Contudo, Huss não foi o único teólogo a se opor ao poder papal ou às inovações da igreja medieval. Houve também o Renascimento, parte crítica interna da igreja medieval e parte florescimento de novos aprendizados. Os humanistas foram ajudados em seus esforços pela nova tecnologia. Um empresário alemão chamado Johannes Gutenberg inventou um novo método para a impressão de livros, conhecido hoje como prensa de tipo móvel. Ele não inventou a imprensa em si, mas sim um método para mover as letras ao redor de uma matriz para cada página, o que reduzia a despesa de criar um livro abaixo de uma fração do custo para imprimir um em impressões anteriores. Uma Bíblia impressa já havia custado tanto quanto uma pequena casa, mas agora tinha o custo de uma semana de salários.
Sentindo a oportunidade de expandir o aprendizado e a alfabetização, os humanistas desencadearam uma torrente de escritos sobre teologia, Bíblia, estudos clássicos e história. De todos os humanistas, Erasmo de Roterdã foi o seu príncipe. Nascido em 1466 como o filho ilegítimo de um padre, Erasmo demonstrou habilidade com linguagens e críticas textuais que o impulsionaram para o cenário como a pessoa mais importante do novo movimento intelectual do Renascimento.

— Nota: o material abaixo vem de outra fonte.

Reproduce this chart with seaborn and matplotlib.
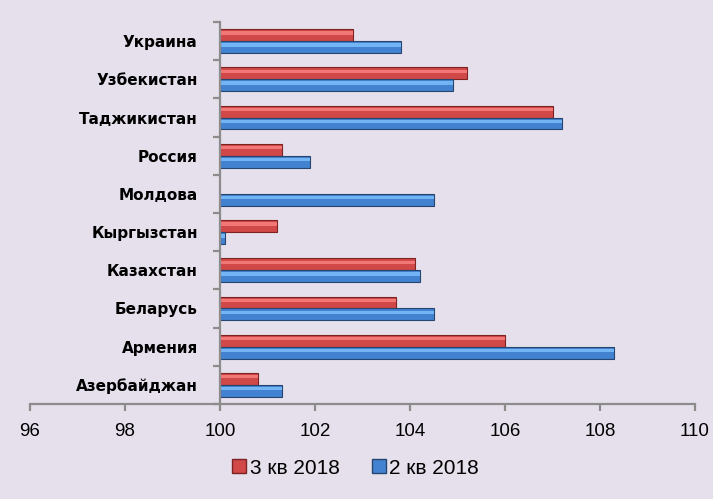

Ao longo de sua vida, Erasmo deu ao mundo edições completas das obras dos pais da igreja, bem como numerosos tratados sobre assuntos teológicos. De longe, o seu trabalho mais impactante foi o Novo Testamento grego — uma obra que ele admitiu ter sido reunido de forma descuidada a partir de textos bizantinos do século XII, com algumas passagens erroneamente adicionadas à Bíblia e seis versículos do livro de Apocalipse completamente ausentes. O Novo Testamento grego era algo como uma Bíblia interlinear moderna. Em uma coluna havia o texto grego; ao lado dele havia uma nova tradução latina de Erasmo. Isso não somente forneceu aos leitores o original grego, mas também supriu um roteiro para os alunos, ajudando-os a determinar como traduzir o grego para a sua língua. Não é surpreendente, então, que Lutero usou esse texto como a base do seu Novo Testamento alemão, que ele traduziu após seu julgamento na Dieta de Worms.
Por meio da destruição e da exploração, o século quinze fez mais do que a ponte entre a era medieval e o mundo moderno; ele preparou o cenário para a Reforma.